Chronic cough can be a disabling illness
Severe symptoms such as headache, painful breathing, nausea and urinary incontinence were more common among women.
Women also tended to be more embarrassed than men about negative social responses to their cough.
The study, by the University of Massachusetts Medical School, is published in the journal Chest.
The researchers found that more women than men seek medical care for chronic cough.
They compared data on 116 women and 56 men who were undergoing medical care for chronic cough with that on a control group of 31 smokers who coughed a lot, but who had not sought medical care.
Not only did significantly more women than men report physical symptoms associated with their cough, they were also more likely to register associated social problems.
These included embarrassment, family rows and upset caused by the response of other people.
No obvious explanation
Professor Andrew Peacock, director of communications at the British Thoracic Society, told BBC News Online: "I can think of no physiological reason why chronic cough should have more of an impact on women than men.

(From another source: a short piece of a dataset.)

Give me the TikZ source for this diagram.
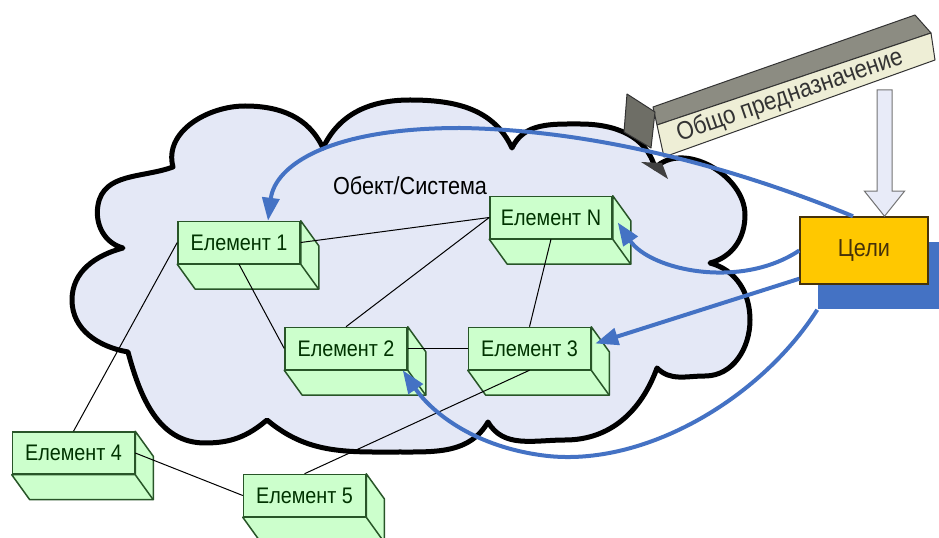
\documentclass[tikz,border=0pt]{standalone}
\usepackage{fontspec}
\setmainfont{Liberation Sans}[FakeStretch=0.88]
\usetikzlibrary{positioning,arrows.meta,shadows}

\definecolor{cloudfill}{RGB}{228,232,246}
\definecolor{elemfill}{RGB}{204,255,204}
\definecolor{elemline}{RGB}{40,85,40}
\definecolor{goalfill}{RGB}{255,200,0}
\definecolor{goalline}{RGB}{70,50,10}
\definecolor{linkblue}{RGB}{68,114,196}
\definecolor{beamtop}{RGB}{140,140,130}
\definecolor{beamfront}{RGB}{238,238,214}
\definecolor{beamhead}{RGB}{110,110,102}
\definecolor{downfill}{RGB}{232,235,248}

\tikzset{
  elem/.style={draw=elemline, fill=elemfill, line width=0.3mm, minimum width=24.4mm,
    minimum height=8.4mm, inner sep=0pt, text=black!80!green,
    font=\fontsize{12.8}{15}\selectfont},
  extr/.style={draw=elemline, fill=elemfill, line width=0.3mm, line join=round},
  goal/.style={draw=goalline, fill=goalfill, line width=0.3mm, minimum width=25.6mm,
    minimum height=13.4mm, text=goalline, font=\fontsize{14}{16}\selectfont,
    drop shadow={shadow xshift=3.6mm, shadow yshift=-5mm, fill=linkblue, opacity=1}},
  cloudline/.style={draw=black, fill=cloudfill, line width=1mm, line join=round},
  beam/.style={draw=black!80, line width=0.2mm, line join=round},
  link/.style={line width=0.2mm},
  aim/.style={draw=linkblue, line width=0.8mm, -{Triangle[length=4.6mm,width=3.4mm]}},
}
\newcommand{\extrude}[1]{%
  \draw[extr] (#1.north east) -- ++(18,25) -- ([shift={(18,25)}]#1.south east)
    -- ([shift={(18,25)}]#1.south west) -- (#1.south west) -- (#1.south east) -- cycle;
  \draw[extr] (#1.south east) -- ++(18,25);}

\begin{document}
\begin{tikzpicture}[x=0.2mm,y=-0.2mm]
  \useasboundingbox (0,0) rectangle (939,538);
  % the cloud
  \draw[cloudline] (173,167) to[out=105,in=180] (245,106) to[out=0,in=115] (323,148)
    to[out=65,in=180] (410,100) to[out=0,in=115] (512,148)
    to[out=65,in=180] (580,124) to[out=0,in=105] (655,168)
    to[out=45,in=90] (745,215) to[out=-90,in=15] (710,263)
    to[out=-15,in=90] (750,320) to[out=-90,in=0] (705,376) to[out=180,in=-45] (657,368)
    to[out=-110,in=0] (565,440) to[out=180,in=-60] (488,422)
    to[out=-120,in=0] (400,452) to[out=180,in=-40] (267,420)
    to[out=-140,in=0] (205,443) to[out=180,in=-75] (128,352)
    to[out=170,in=-90] (72,300) to[out=90,in=195] (123,248)
    to[out=165,in=-100] (98,205) to[out=80,in=200] cycle;
  \node[font=\fontsize{14}{16}\selectfont] (sys) at (410,186) {Обект/Система};

  % elements
  \node[elem] (e1) at (239,242.5) {Елемент 1};
  \node[elem] (en) at (551,217.5) {Елемент N};
  \node[elem] (e2) at (346,348.5) {Елемент 2};
  \node[elem, right=12mm of e2] (e3) {Елемент 3};
  \node[elem] (e4) at (73.5,453) {Елемент 4};
  \node[elem] (e5) at (304.5,495.5) {Елемент 5};
  \foreach \n in {e1,en,e2,e3,e4,e5} {\extrude{\n}}

  \draw[link] (e1.east) -- (en.west);
  \draw[link] (e1.south) -- (e2.west);
  \draw[link] (en.west) -- (e2.north);
  \draw[link] (en.south) -- (e3.north);
  \draw[link] (e2.east) -- (e3.west);
  \draw[link] (e1.west) -- (e4.north);
  \draw[link] (e4.east) -- (e5.west);
  \draw[link] (e3.south) -- (e5.north);

  % general purpose beam
  \draw[beam, fill=beamtop] (653,107) -- (915,15) -- (931,33) -- (657,125) -- cycle;
  \draw[beam, fill=beamfront] (657,125) -- (931,33) -- (935,60) -- (664,157) -- cycle;
  \draw[beam, fill=beamhead] (627,94) -- (655,112) -- (651,148) -- (624,132) -- cycle;
  \fill[black!75] (641,162) -- (668,179) -- (662,163) -- cycle;
  \node[rotate=19, text=black!80, font=\fontsize{14.5}{16}\selectfont] (purpose) at (790,96)
    {Общо предназначение};

  % goals
  \node[goal] (goal) at (864,250.5) {Цели};
  \coordinate (downtop) at (884.5,90);
  \coordinate (downtip) at (goal.north -| downtop);
  \draw[draw=black!55, fill=downfill, line width=0.2mm]
    ([xshift=-1.5mm]downtop) -- ([xshift=1.5mm]downtop)
    -- ([xshift=1.5mm,yshift=5mm]downtip) -- ([xshift=4mm,yshift=5mm]downtip)
    -- (downtip) -- ([xshift=-4mm,yshift=5mm]downtip)
    -- ([xshift=-1.5mm,yshift=5mm]downtip) -- cycle;

  \draw[aim] ([xshift=-2.2mm]goal.north) .. controls (740,170) and (600,130) .. (460,128)
    .. controls (330,128) and (275,165) .. ([xshift=5.8mm]e1.north);
  \draw[aim] (goal.west) .. controls (740,290) and (650,270) .. ([shift={(5,5)}]en.east);
  \draw[aim] ([yshift=1.2mm]goal.south west) -- ([xshift=0.8mm,yshift=1mm]e3.east);
  \draw[aim] ([shift={(18,25)}]goal.south west) .. controls (760,400) and (640,470) .. (540,455)
    .. controls (470,445) and (430,410) .. ([xshift=-1mm]e2.south east);
\end{tikzpicture}
\end{document}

"We might be in the realms of psychology, rather than medicine. Symptoms such as nausea tend to be subjective, and difficult to ascribe to any physical differences between the sexes."
Chronic cough is sometimes a sign of a serious underlying illness such as lung cancer, heart failure or tuberculosis.
However, it can often be a relatively trivial condition linked to secretion of mucus from the rear of the nasal cavity into the throat.
It can also be triggered by asthma, and by a condition called gastro-oesophageal reflux, which occurs when the valve at the top of the stomach is weak, and food leaks back into the food pipe.